FOR IMMEDIATE RELEASE: Feb. 16, 2017
DEP PROVIDES $4 MILLION FOR
ISTOKPOGA MARSH PROJECT
BENEFITING LAKE OKEECHOBEE
~New above-ground containment system will provide water
nutrient removal and agricultural irrigation~
The Istokpoga Marsh Watershed Improvement District recently held a groundbreaking ceremony to celebrate this project.
SEBRING, Fla. - The Florida Department of Environmental Protection provided
$4 million to the Istokpoga Marsh Watershed Improvement District (Marsh District) for the design and construction of the first above-ground containment system in the district, which will provide water storage, nutrient removal and agricultural irrigation. The project was funded through the state's Total Maximum Daily Load (TMDL) water-quality improvement grant program.
"We are proud to work with local communities to provide funding assistance for projects like this, which will not only capture and store stormwater, but also reduce nutrients into Lake Okeechobee, one of our state's most valuable water resources," said Drew Bartlett, DEP deputy secretary for ecosystems restoration.
Recently, the Marsh District held a groundbreaking ceremony for the above-ground structure, which will provide water storage for nearly 300 million gallons of stormwater per year, and remove an estimated 1.5 tons of phosphorous per year from water flowing downstream to the Harney Pond Canal and Lake Okeechobee.
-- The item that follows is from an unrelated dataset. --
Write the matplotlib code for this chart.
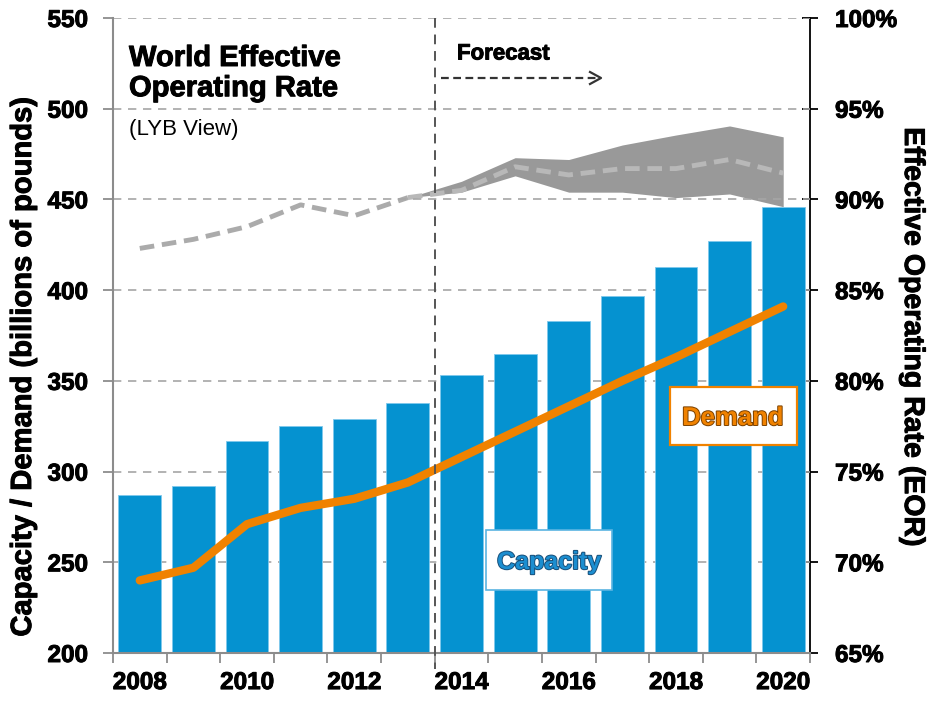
import matplotlib
matplotlib.use("Agg")
import matplotlib.pyplot as plt
import matplotlib.patheffects as pe
from matplotlib.patches import Rectangle
from matplotlib.ticker import FixedLocator

# ---------------- data ----------------
years = [2008, 2009, 2010, 2011, 2012, 2013, 2014, 2015, 2016, 2017, 2018, 2019, 2020]
capacity = [287, 292, 317, 325, 329, 338, 353, 365, 383, 397, 413, 427, 446]
demand = [240, 247, 271, 280, 285, 294, 308, 322, 336, 350, 363, 377, 391]
eor = [87.3, 87.8, 88.5, 89.7, 89.1, 90.1, 90.5, 91.8, 91.35, 91.7, 91.7, 92.2, 91.45]
band_years = [2013, 2014, 2015, 2016, 2017, 2018, 2019, 2020]
band_upper = [90.1, 91.0, 92.3, 92.2, 93.0, 93.55, 94.05, 93.45]
band_lower = [90.1, 90.4, 91.3, 90.4, 90.4, 90.1, 90.3, 89.6]
year_labels = ["2008", "", "2010", "", "2012", "", "2014", "", "2016", "", "2018", "", "2020"]
left_ticks = [200, 250, 300, 350, 400, 450, 500, 550]
right_ticks = [65, 70, 75, 80, 85, 90, 95, 100]
forecast_start = 2014

# ---------------- style ----------------
W, H = 931, 702
FONT = "Liberation Sans"
plt.rcParams["font.family"] = [FONT, "DejaVu Sans"]
BLUE = "#0592D0"
ORANGE = "#F08200"
GRID = "#A6A6A6"
HEAVY = [pe.withStroke(linewidth=0.7, foreground="black")]

fig = plt.figure(figsize=(W / 100, H / 100), dpi=100)
L, R, T, B = 113, 810, 18, 653
ax = fig.add_axes([L / W, 1 - B / H, (R - L) / W, (B - T) / H])
ax2 = ax.twinx()

def fx(x):
    return x / W

def fy(y):
    return 1 - y / H

idx = list(range(len(years)))
pos = {y: i for i, y in enumerate(years)}

# left axis
ax.set_xlim(-0.5, len(years) - 0.5)
ax.set_ylim(left_ticks[0], left_ticks[-1])
ax.set_yticks(left_ticks)
for t in left_ticks[1:]:
    ax.axhline(t, color=GRID, lw=1.2, ls=(0, (5, 4)), zorder=0)
ax.bar(idx, capacity, width=0.8, color=BLUE, edgecolor="#7FC8EC", linewidth=0.6, zorder=2)
ax.plot(idx, demand, color=ORANGE, lw=6, solid_capstyle="round", solid_joinstyle="round", zorder=4)

ax.set_xticks(idx)
ax.set_xticklabels(year_labels)
ax.xaxis.set_minor_locator(FixedLocator([i - 0.5 for i in range(len(years) + 1)]))
ax.tick_params(axis="x", which="major", length=0, pad=13, labelsize=17.5)
ax.tick_params(axis="x", which="minor", length=7, width=1.3, color="#8C8C8C", direction="out")
ax.tick_params(axis="y", length=7, width=1.3, color="#8C8C8C", pad=11, labelsize=17.5)
for lab in ax.get_xticklabels() + ax.get_yticklabels():
    lab.set_fontweight("bold")
    lab.set_path_effects(HEAVY)

ax.spines["top"].set_visible(False)
ax2.spines["top"].set_visible(False)
ax.spines["left"].set_color("#8C8C8C")
ax.spines["left"].set_linewidth(1.5)
ax.spines["bottom"].set_color("#8C8C8C")
ax.spines["bottom"].set_linewidth(1.5)
ax.spines["right"].set_visible(False)
ax2.spines["left"].set_visible(False)
ax2.spines["bottom"].set_visible(False)
ax2.spines["right"].set_color("black")
ax2.spines["right"].set_linewidth(1.3)

# right axis
ax2.set_ylim(right_ticks[0], right_ticks[-1])
ax2.set_yticks(right_ticks)
ax2.set_yticklabels([f"{t}%" for t in right_ticks])
ax2.tick_params(axis="y", direction="inout", length=12, width=1.3, color="black", pad=12, labelsize=17.5)
for lab in ax2.get_yticklabels():
    lab.set_fontweight("bold")
    lab.set_path_effects(HEAVY)

bx = [pos[y] for y in band_years]
ax2.fill_between(bx, band_lower, band_upper, color="#999999", lw=0, zorder=1)
n_hist = pos[forecast_start]
ax2.plot(idx[:n_hist], eor[:n_hist], color="#ABABAB", lw=3.5, ls=(0, (3, 1.6)), zorder=3)
ax2.plot(idx[n_hist - 1:], eor[n_hist - 1:], color="#B8B8B8", lw=3.5, ls=(0, (3, 1.6)), zorder=3)
ax.set_zorder(2)
ax.patch.set_visible(False)
ax2.set_zorder(1)

# forecast divider
xdiv = pos[forecast_start] - 0.5
ax.plot([xdiv, xdiv], [1.0, -0.025], color="#555555", lw=1.4, ls=(0, (5, 3.5)),
        transform=ax.get_xaxis_transform(), clip_on=False, zorder=5)

# axis labels
fig.text(fx(23), fy(367), "Capacity / Demand (billions of pounds)", rotation=90,
         ha="center", va="center", fontsize=21, fontweight="bold", path_effects=HEAVY)
fig.text(fx(912), fy(337), "Effective Operating Rate (EOR)", rotation=-90,
         ha="center", va="center", fontsize=20.5, fontweight="bold", path_effects=HEAVY)

# title block
fig.text(fx(129), fy(44), "World Effective\nOperating Rate", ha="left", va="top",
         fontsize=21, fontweight="bold", linespacing=1.1, path_effects=HEAVY)
fig.text(fx(129), fy(119), "(LYB View)", ha="left", va="top", fontsize=16)

# forecast annotation
fig.text(fx(457), fy(54), "Forecast", ha="left", va="center", fontsize=16, fontweight="bold",
         path_effects=HEAVY)
fig.add_artist(plt.Line2D([fx(441), fx(598)], [fy(78), fy(78)], color="#333333", lw=1.6,
                          ls=(0, (3.5, 2))))
fig.add_artist(plt.Line2D([fx(590), fx(601), fx(590)], [fy(72), fy(78), fy(84)], color="#333333",
                          lw=1.6))

# label boxes
fig.add_artist(Rectangle((fx(486), fy(590)), fx(612) - fx(486), fy(530) - fy(590),
                         transform=fig.transFigure, facecolor="white", edgecolor="#5AB4E2", lw=1.2, zorder=6))
fig.text(fx(549), fy(562), "Capacity", ha="center", va="center", fontsize=18, fontweight="bold",
         color="#1C8ED0", zorder=7,
         path_effects=[pe.withStroke(linewidth=1.4, foreground="#1A4F78")])
fig.add_artist(Rectangle((fx(670), fy(445)), fx(797) - fx(670), fy(387) - fy(445),
                         transform=fig.transFigure, facecolor="white", edgecolor=ORANGE, lw=1.6, zorder=6))
fig.text(fx(733), fy(418), "Demand", ha="center", va="center", fontsize=18.5, fontweight="bold",
         color=ORANGE, zorder=7,
         path_effects=[pe.withStroke(linewidth=1.4, foreground="#7A4000")])

fig.savefig("out.png", dpi=100)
Water stored in this structure will be available for irrigation use to local producers during the dry season.
Other funding partners include the Florida Department of Agriculture and Consumer Services, Istokpoga Marsh Watershed Improvement District and the South Florida Water Management District.
"We are grateful to DEP for these grants to help us capture, treat and use excess stormwater," said Clell J. Ford, Highlands County Parks and Natural Resources lakes manager. "This project is a win-win for everyone — local farmers, communities and the environment."
This Istokpoga Marsh water-quality improvement project is located in the Marsh District, which covers 19,420 acres in Highlands County. The Phase 1 project involves
construction of 308 acres of impoundments, consisting of approximately 2.7 miles of levee, to collect runoff irrigation water
and release it back into the district’s system of canals. Reusing
the water will satisfy irrigation demands while reducing the amount of
phosphorus entering Lake Okeechobee. Upon completion, the project is expected to reduce the annual agricultural irrigation discharge from the watershed by 60 percent and cut phosphorus loading into the lake by 70 percent.
Since 2002, the department has awarded more than $114 million in TMDL grants, including $1.4 million to date in fiscal year 2016-17.